Know Some Rules
It’s a good idea for buyers and sellers to know some of the nuts-and-bolts to the consignment business and how to protect themselves.
For sellers, also known as consignors:
- Get your consignment agreement in writing. It should specify how much your property will sell for, how long the shop (called the consignee) has to sell it, how much you and the shop get out of the sale, and how long the shop has to pay you after the sale
- Remember, the shop is normally responsible for keeping your property safe. Your consignment agreement should specify who’s responsible for insuring your property
- As a general rule, you don’t have to pay taxes on items you sell. The IRS assumes you’re selling things you bought for personal use and for less than what you paid for them. But, you may have tax issues if sell something at a profit or if you make a living from frequent sales
For buyers, the tried-and-true adage applies: Buyer beware. Yes, you can find bargains at consignment shops. But, if it looks too good to be true, it may be. As a general rule, just like any other store or business, it’s illegal for consignment shops to sell anything it knows – or should know – is stolen or counterfeit.

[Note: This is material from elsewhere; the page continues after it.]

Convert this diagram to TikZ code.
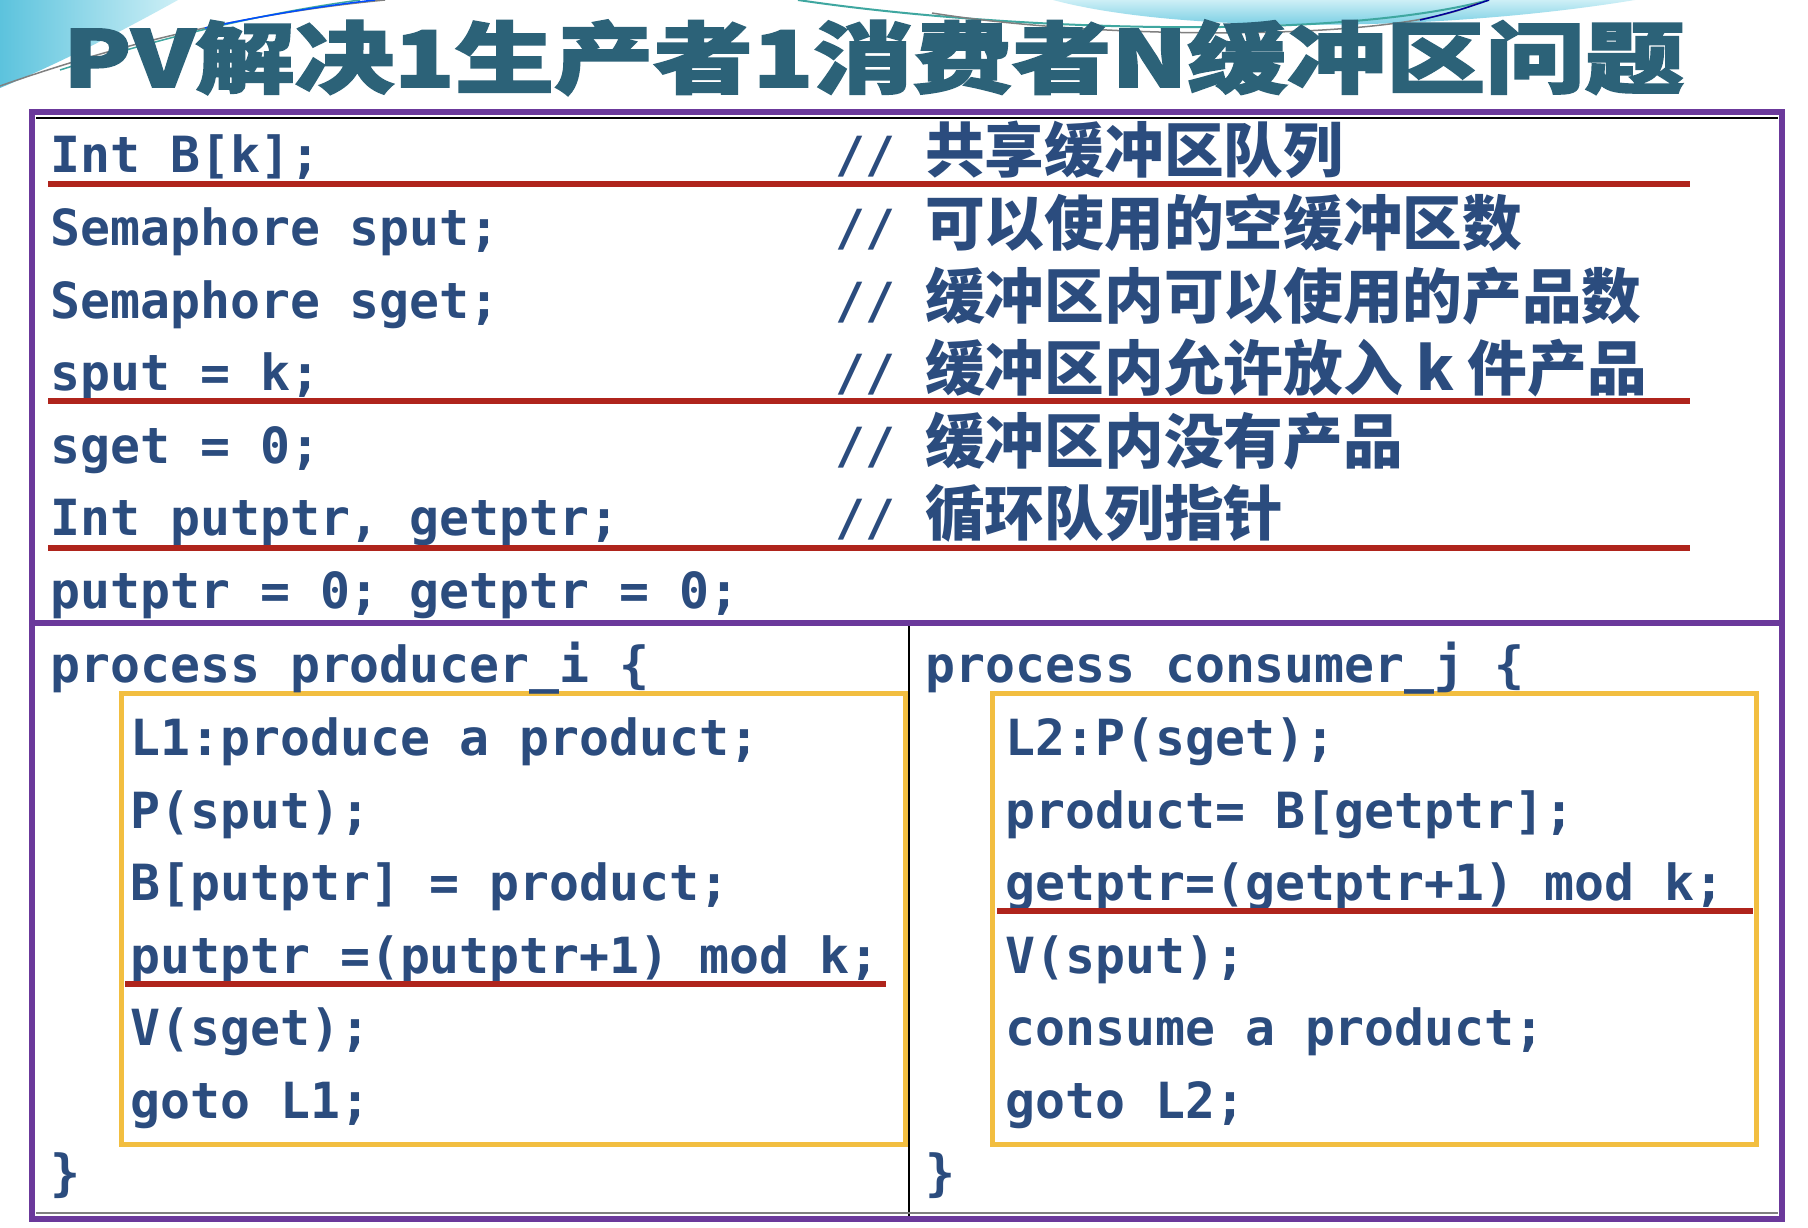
\documentclass[tikz,border=0pt]{standalone}
\usepackage{fontspec}
\usepackage{graphicx}
\newfontfamily\codefont{DejaVu Sans Mono}
\newfontfamily\cjkfont{Noto Sans CJK SC}
\newfontfamily\titlefont{Noto Sans CJK SC}[BoldFeatures={FakeBold=2}]
\definecolor{codeblue}{HTML}{2B4C7E}
\definecolor{titleteal}{HTML}{2C6278}
\definecolor{boxpurple}{HTML}{6B399B}
\definecolor{markred}{HTML}{AF241C}
\definecolor{boxyellow}{HTML}{F2BE40}
\definecolor{decocyan}{HTML}{5CC3DD}
\definecolor{decolight}{HTML}{CDEFF6}
\definecolor{decoteal}{HTML}{3FA7A0}
\newcommand\cmtline[1]{\makebox[90pt][l]{//}{\cjkfont\bfseries\fontsize{59.7pt}{62pt}\selectfont #1}}
\begin{document}
\begin{tikzpicture}[x=1pt,y=-1pt,
  code/.style={anchor=base west,inner sep=0pt,text=codeblue,
    font=\frenchspacing\codefont\bfseries\fontsize{49.8pt}{60pt}\selectfont},
  outerframe/.style={draw=boxpurple,line width=6pt},
  ybox/.style={draw=boxyellow,line width=5pt},
  redline/.style={draw=markred,line width=6pt},
  divline/.style={draw=black,line width=1.5pt}]
\useasboundingbox (0,0) rectangle (1808,1228);
\fill[white] (0,0) rectangle (1808,1228);
% decorations
\shade[left color=decocyan,right color=decolight] (0,0) -- (178,0) .. controls (115,35) and (55,65) .. (0,88) -- cycle;
\draw[gray,line width=1.5pt] (0,86) .. controls (130,40) and (260,12) .. (385,0);
\draw[decoteal,line width=1.5pt] (60,70) .. controls (170,35) and (270,12) .. (360,0);
\draw[blue!70!cyan,line width=1.5pt] (205,28) .. controls (270,14) and (330,5) .. (375,0);
\shade[top color=decolight,bottom color=decocyan] (1053,0) .. controls (1180,34) and (1440,32) .. (1635,0) -- cycle;
\draw[decoteal,line width=2pt] (798,0) .. controls (1000,30) and (1330,42) .. (1489,0);
\draw[gray,line width=1.5pt] (932,13) .. controls (1100,40) and (1400,42) .. (1477,3);
\draw[blue!60!black,line width=1.5pt] (1420,20) .. controls (1455,12) and (1475,5) .. (1489,0);
% title
\node[anchor=base west,inner sep=0pt,text=titleteal,
  font=\titlefont\bfseries\fontsize{78pt}{80pt}\selectfont] (title) at (63,87)
  {\resizebox{1621pt}{\height}{PV解决1生产者1消费者N缓冲区问题}};
% frame coordinates
\coordinate (tl) at (32,112);
\coordinate (br) at (1782,1219);
\coordinate (ml) at (32,623);
\coordinate (mr) at (1782,623);
\coordinate (vt) at (909,623);
\coordinate (vb) at (909,1219);
% yellow boxes
\draw[ybox] (121,693) rectangle (905,1144);
\draw[ybox] (992,693) rectangle (1756,1144);
% top declarations
\node[code] (d1) at (50,172.5) {Int B[k];};
\node[code] (d2) at (50,245) {Semaphore sput;};
\node[code] (d3) at (50,318) {Semaphore sget;};
\node[code] (d4) at (50,390) {sput = k;};
\node[code] (d5) at (50,463) {sget = 0;};
\node[code] (d6) at (50,535) {Int putptr, getptr;};
\node[code] (d7) at (50,608) {putptr = 0; getptr = 0;};
\node[code] (c1) at (835,172.5) {\cmtline{共享缓冲区队列}};
\node[code] (c2) at (835,245) {\cmtline{可以使用的空缓冲区数}};
\node[code] (c3) at (835,318) {\cmtline{缓冲区内可以使用的产品数}};
\node[code] (c4) at (835,390) {\cmtline{缓冲区内允许放入 k 件产品}};
\node[code] (c5) at (835,463) {\cmtline{缓冲区内没有产品}};
\node[code] (c6) at (835,535) {\cmtline{循环队列指针}};
% producer
\node[code] (p0) at (50,682) {process producer\_i \{};
\node[code] (p1) at (130,755) {L1:produce a product;};
\node[code] (p2) at (130,828) {P(sput);};
\node[code] (p3) at (130,900) {B[putptr] = product;};
\node[code] (p4) at (130,973) {putptr =(putptr+1) mod k;};
\node[code] (p5) at (130,1045) {V(sget);};
\node[code] (p6) at (130,1118) {goto L1;};
\node[code] (p7) at (50,1190) {\}};
% consumer
\node[code] (q0) at (925,682) {process consumer\_j \{};
\node[code] (q1) at (1005,755) {L2:P(sget);};
\node[code] (q2) at (1005,828) {product= B[getptr];};
\node[code] (q3) at (1005,900) {getptr=(getptr+1) mod k;};
\node[code] (q4) at (1005,973) {V(sput);};
\node[code] (q5) at (1005,1045) {consume a product;};
\node[code] (q6) at (1005,1118) {goto L2;};
\node[code] (q7) at (925,1190) {\}};
% red marks
\draw[redline] (48,184.5) -- (1690,184.5);
\draw[redline] (48,401) -- (1690,401);
\draw[redline] (48,548) -- (1690,548);
\draw[redline] (125,984) -- (886,984);
\draw[redline] (997,911) -- (1753,911);
% frame
\draw[divline] (vt) -- (vb);
\draw[divline] (36,118) -- (1778,118);
\draw[gray,line width=1.5pt] (36,1213) -- (1778,1213);
\draw[outerframe] (tl) rectangle (br);
\draw[outerframe] (ml) -- (mr);
\end{tikzpicture}
\end{document}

Also, remember the consignment shop is working for you. If the shop hands-over your property but a a buyer doesn’t pay – or the shop doesn’t pay you, like the California case, it’s the shop who’s responsible for your money.
Sellers also need to know what might happen if the shop goes bankrupt. If it does and your goods are still in the store, the store’s creditors may be able to take your property to pay the store’s debts. Even though it’s your property.

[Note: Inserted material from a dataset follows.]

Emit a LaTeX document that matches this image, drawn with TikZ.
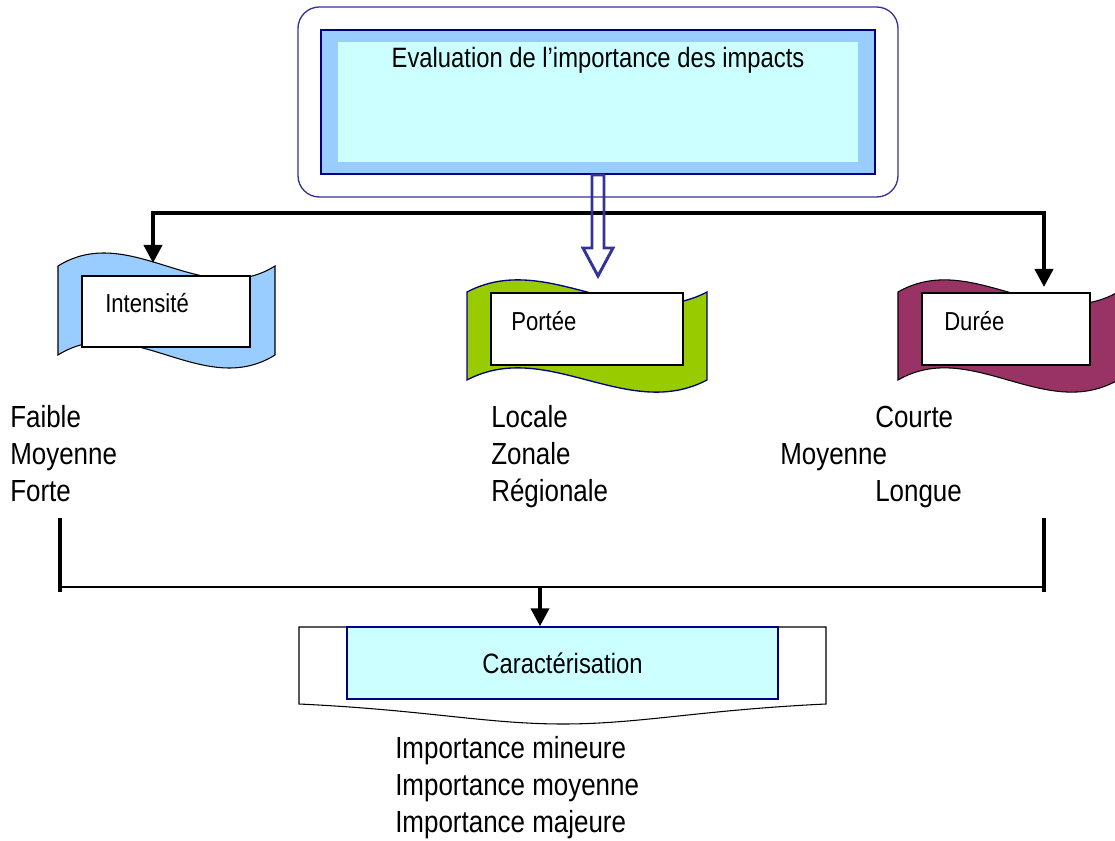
\documentclass[tikz,border=0pt]{standalone}
\usepackage{fontspec}
\setmainfont{Liberation Sans}[FakeStretch=0.85]
\usetikzlibrary{arrows.meta}
\definecolor{paleblue}{HTML}{99CCFF}
\definecolor{palecyan}{HTML}{CCFFFF}
\definecolor{navy}{HTML}{000080}
\definecolor{arrowblue}{HTML}{333399}
\definecolor{grassgreen}{HTML}{99CC00}
\definecolor{plum}{HTML}{993366}
\begin{document}
\begin{tikzpicture}[x=0.75pt, y=-0.75pt,
    box/.style={draw, fill=white, line width=1.1pt, inner sep=0pt},
    lbl/.style={anchor=base west, inner sep=0pt, font=\fontsize{19.5pt}{23pt}\selectfont},
    item/.style={anchor=base west, inner sep=0pt, font=\fontsize{22.9pt}{27pt}\selectfont},
    link/.style={line width=3pt, -{Triangle[length=13.5pt,width=13.5pt]}}
  ]
  \useasboundingbox (0,0) rectangle (1115,841);

  % evaluation block
  \node[draw=arrowblue, line width=1pt, rounded corners=16pt,
    minimum width=450pt, minimum height=142.5pt] (frame) at (598,102) {};
  \node[draw=navy, fill=paleblue, line width=1.5pt, inner sep=0pt,
    minimum width=415.5pt, minimum height=108pt] (eval) at (598,102) {};
  \node[fill=palecyan, inner sep=0pt, minimum width=390pt, minimum height=90pt] at (eval) {};
  \node[anchor=base, inner sep=0pt, font=\fontsize{21pt}{25pt}\selectfont] (title) at (598,68)
    {Evaluation de l’importance des impacts};

  % banners
  \draw[fill=paleblue, line width=0.8pt] (58,266) .. controls (130,221) and (203,311) .. (275,266)
    -- (275,355) .. controls (203,400) and (130,310) .. (58,355) -- cycle;
  \draw[fill=grassgreen, draw=navy, line width=1pt] (467,292) .. controls (547,250) and (627,334) .. (707,292)
    -- (707,380) .. controls (627,422) and (547,338) .. (467,380) -- cycle;
  \draw[fill=plum, line width=0.8pt] (898,292) .. controls (971,250) and (1045,334) .. (1118,292)
    -- (1118,380) .. controls (1045,422) and (971,338) .. (898,380) -- cycle;

  \node[box, minimum width=126pt, minimum height=53.25pt] (intbox) at (166,311.5) {};
  \node[box, minimum width=144pt, minimum height=54pt] (portbox) at (587,329) {};
  \node[box, minimum width=126pt, minimum height=54pt] (durbox) at (1006,329) {};
  \node[lbl] (intlbl) at (105,313) {Intensité};
  \node[lbl] (portlbl) at (511,331) {Portée};
  \node[lbl] (durlbl) at (944,331) {Durée};

  % connectors from the evaluation block
  \coordinate (forkl) at (153,213);
  \coordinate (forkr) at (1044,213);
  \coordinate (intw) at (153,263);
  \coordinate (durw) at (1044,287);
  \draw[link, {Triangle[length=13.5pt,width=13.5pt]}-{Triangle[length=13.5pt,width=13.5pt]}]
    (intw) -- (forkl) -- (forkr) -- (durw);
  \draw[draw=arrowblue, line width=2.2pt] (eval.south) ++(-6,0) -- ++(0,73) -- ++(-9,0)
    -- ++(15,28) -- ++(15,-28) -- ++(-9,0) -- ++(0,-73) -- cycle;

  % criteria
  \node[item] (faible) at (10,428) {Faible};
  \node[item] (moyI) at (10,465) {Moyenne};
  \node[item] (forte) at (10,502) {Forte};
  \node[item] (locale) at (491,428) {Locale};
  \node[item] (zonale) at (491,465) {Zonale};
  \node[item] (region) at (491,502) {Régionale};
  \node[item] (courte) at (875,428) {Courte};
  \node[item] (moyD) at (780,465) {Moyenne};
  \node[item] (longue) at (875,502) {Longue};

  % bracket
  \coordinate (brl) at (60,587);
  \coordinate (brr) at (1044,587);
  \coordinate (joint) at (540,587);
  \draw[line width=3pt] (60,518) -- (60,592);
  \draw[line width=3pt] (1044,518) -- (1044,592);
  \draw[line width=1.5pt] (brl) -- (brr);

  % characterisation
  \draw[line width=0.8pt, fill=white] (299,627) -- (826,627) -- (826,704)
    .. controls (700,710) and (640,724) .. (563,724)
    .. controls (486,724) and (426,710) .. (299,704) -- cycle;
  \node[draw=navy, fill=palecyan, line width=1.1pt, inner sep=0pt,
    minimum width=323.25pt, minimum height=54pt,
    font=\fontsize{21pt}{25pt}\selectfont] (caract) at (562.5,663) {Caractérisation};
  \draw[link] (joint) -- (joint |- caract.north);

  \node[item] (mineure) at (395,758) {Importance mineure};
  \node[item] (moyenne) at (395,795) {Importance moyenne};
  \node[item] (majeure) at (395,832) {Importance majeure};
\end{tikzpicture}
\end{document}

There is some protection, though. Most states have laws protecting your property. Many states follow the Uniform Commercial Code (UCC). It’s a set of laws covering many types of sales transactions. Under the UCC, you can stop the shop’s creditor’s from taking your property by:
- Filing a UCC Form 1 after signing the consignment agreement. Usually, the form needs to be filed in your county’s recording office, or you may need to file it with the secretary of state’s office in your state
- If you don’t see one in the store, ask the owner to post a sign, visible to everyone, stating that the goods are consigned
- Prove, in bankruptcy court, that the store’s creditors knew the items in the store were consigned
If everyone’s careful, selling and buying at consignment shops is win-win for everyone.
Questions for Your Attorney
- What should I do if I notice fake or counterfeit goods for sale in a consignment shop?
- Do I need a license or anything to open a consignment store?
- The consignment shop where I was trying to sell some things suddenly closed and the store’s empty. What can I do?